Covid-19 Model Shows Oregon Hospital Overload by May if Nothing is Done

Stats from the New Website Covid Act Shows Discouraging Prognosis for State’s Healthcare Centers  

“Shelter in Place,” suggests the new website, Covid Act, which has been projecting statistics for hospital overload across the US. According to the website, limited action (i.e. business as usual) would cause Oregon hospitals to see a spike in patients with COVID-19, causing them to be overfilled by the end of April.  

The projection shows the potential for a worst-case scenario of around 85,000 estimated deaths due to coronavirus, which is both 28,000 more than Corvallis’ population, and more than five times the amount of available hospital beds in the state. Once overwhelmed, a death-spiral would begin which would make it increasingly difficult to treat existing and incoming patients. 
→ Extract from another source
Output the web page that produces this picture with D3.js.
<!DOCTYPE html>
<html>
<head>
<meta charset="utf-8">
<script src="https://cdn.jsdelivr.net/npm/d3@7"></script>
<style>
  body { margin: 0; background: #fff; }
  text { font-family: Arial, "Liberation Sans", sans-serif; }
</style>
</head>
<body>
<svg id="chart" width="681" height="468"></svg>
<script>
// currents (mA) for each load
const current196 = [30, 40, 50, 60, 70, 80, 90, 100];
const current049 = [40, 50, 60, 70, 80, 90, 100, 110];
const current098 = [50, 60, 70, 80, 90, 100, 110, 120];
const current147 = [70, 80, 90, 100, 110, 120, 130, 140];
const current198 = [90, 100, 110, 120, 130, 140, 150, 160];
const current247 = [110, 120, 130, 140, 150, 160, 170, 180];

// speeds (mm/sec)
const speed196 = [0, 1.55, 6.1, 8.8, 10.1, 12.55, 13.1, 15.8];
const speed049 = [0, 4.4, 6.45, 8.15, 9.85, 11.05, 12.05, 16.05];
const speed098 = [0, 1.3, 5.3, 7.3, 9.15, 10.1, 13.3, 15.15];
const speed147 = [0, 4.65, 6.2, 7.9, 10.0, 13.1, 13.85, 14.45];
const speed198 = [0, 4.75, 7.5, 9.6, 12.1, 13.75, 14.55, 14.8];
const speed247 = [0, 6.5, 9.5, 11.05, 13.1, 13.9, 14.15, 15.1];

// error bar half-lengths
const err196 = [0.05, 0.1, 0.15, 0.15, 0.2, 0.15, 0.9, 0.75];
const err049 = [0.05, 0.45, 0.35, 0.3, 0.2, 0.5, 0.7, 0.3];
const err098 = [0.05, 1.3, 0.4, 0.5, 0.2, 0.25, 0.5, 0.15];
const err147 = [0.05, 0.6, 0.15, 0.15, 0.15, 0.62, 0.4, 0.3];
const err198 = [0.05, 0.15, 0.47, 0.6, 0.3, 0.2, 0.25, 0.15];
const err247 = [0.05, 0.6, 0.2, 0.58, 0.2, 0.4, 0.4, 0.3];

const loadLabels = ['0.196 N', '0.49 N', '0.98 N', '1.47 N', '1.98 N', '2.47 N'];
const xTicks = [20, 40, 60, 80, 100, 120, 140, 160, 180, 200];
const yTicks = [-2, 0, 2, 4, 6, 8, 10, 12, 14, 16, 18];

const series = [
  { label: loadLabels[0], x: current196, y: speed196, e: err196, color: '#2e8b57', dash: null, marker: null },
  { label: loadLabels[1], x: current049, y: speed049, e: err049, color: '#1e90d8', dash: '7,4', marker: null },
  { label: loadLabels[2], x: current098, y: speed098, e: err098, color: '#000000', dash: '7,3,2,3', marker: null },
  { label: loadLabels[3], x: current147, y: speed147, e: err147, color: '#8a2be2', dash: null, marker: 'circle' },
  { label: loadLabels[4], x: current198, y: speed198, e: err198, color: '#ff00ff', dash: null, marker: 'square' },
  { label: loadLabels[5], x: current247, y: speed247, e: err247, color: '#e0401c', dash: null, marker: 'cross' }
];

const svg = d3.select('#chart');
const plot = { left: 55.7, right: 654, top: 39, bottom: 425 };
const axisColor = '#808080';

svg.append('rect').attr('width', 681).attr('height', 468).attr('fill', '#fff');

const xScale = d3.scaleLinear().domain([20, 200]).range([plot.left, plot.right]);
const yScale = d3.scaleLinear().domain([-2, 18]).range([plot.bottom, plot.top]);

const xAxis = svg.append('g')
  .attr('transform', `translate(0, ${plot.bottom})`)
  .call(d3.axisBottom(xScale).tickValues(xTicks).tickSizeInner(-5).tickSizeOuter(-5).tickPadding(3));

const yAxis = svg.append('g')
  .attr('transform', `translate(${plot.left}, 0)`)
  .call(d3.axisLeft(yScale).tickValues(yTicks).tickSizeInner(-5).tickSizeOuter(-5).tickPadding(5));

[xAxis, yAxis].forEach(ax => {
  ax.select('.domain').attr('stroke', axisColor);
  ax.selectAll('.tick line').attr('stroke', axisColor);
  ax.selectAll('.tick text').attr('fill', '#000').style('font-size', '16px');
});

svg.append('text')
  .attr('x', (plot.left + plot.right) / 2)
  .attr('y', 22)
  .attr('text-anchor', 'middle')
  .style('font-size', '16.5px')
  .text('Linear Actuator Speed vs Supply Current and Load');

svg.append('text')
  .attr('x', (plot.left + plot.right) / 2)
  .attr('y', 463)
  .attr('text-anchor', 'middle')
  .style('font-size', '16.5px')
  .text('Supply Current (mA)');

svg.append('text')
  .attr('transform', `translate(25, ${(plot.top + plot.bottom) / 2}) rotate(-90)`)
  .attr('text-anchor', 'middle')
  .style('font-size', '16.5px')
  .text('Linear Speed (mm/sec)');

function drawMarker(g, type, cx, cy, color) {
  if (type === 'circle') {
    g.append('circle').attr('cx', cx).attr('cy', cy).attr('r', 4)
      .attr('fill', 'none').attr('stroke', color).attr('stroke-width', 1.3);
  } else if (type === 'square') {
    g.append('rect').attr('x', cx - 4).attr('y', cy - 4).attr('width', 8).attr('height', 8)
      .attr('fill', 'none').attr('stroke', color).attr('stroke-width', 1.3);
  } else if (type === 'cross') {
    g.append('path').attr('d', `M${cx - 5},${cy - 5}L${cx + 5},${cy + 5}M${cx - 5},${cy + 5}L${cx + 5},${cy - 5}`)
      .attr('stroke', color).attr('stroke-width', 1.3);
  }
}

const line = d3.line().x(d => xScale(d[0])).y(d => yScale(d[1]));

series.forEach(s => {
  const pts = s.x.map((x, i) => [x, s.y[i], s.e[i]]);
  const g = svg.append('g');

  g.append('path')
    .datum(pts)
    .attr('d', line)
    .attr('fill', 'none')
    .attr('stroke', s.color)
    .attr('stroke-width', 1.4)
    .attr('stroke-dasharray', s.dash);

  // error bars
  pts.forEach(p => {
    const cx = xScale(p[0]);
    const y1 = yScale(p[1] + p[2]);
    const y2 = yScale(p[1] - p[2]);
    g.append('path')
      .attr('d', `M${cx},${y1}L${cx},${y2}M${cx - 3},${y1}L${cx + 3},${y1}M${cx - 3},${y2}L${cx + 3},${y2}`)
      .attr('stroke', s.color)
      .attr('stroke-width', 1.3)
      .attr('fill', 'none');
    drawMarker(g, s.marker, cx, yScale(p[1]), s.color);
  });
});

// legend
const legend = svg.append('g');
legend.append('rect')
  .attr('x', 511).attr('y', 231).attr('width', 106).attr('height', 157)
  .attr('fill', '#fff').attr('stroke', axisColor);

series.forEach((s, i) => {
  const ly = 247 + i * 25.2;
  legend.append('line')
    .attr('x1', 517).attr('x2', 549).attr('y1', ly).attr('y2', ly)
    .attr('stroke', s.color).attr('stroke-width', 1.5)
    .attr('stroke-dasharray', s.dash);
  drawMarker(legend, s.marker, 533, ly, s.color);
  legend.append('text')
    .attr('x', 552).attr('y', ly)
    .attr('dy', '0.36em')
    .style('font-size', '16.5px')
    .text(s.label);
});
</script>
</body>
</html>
However, it’s important to remember that this is a worst-case scenario, and that the social distancing and self-seclusion measures will greatly reduce the amount of hospitalizations. The site itself states that the model is “intended to help make fast decisions, not predict the future.”  

According to the graph, self-seclusion and Gov. Brown’s new stay at home order may delay hospital overload by more than three months, allowing said hospitals much needed time to recoup and restock. Brown’s order is effectively the same as a shelter-in-place order, just worded differently to reduce potential panic. 

Correction: The projection of potential worst-case scenario shows around 85,000 estimated deaths, not hospitalizations. This article has been edited to reflect this fact.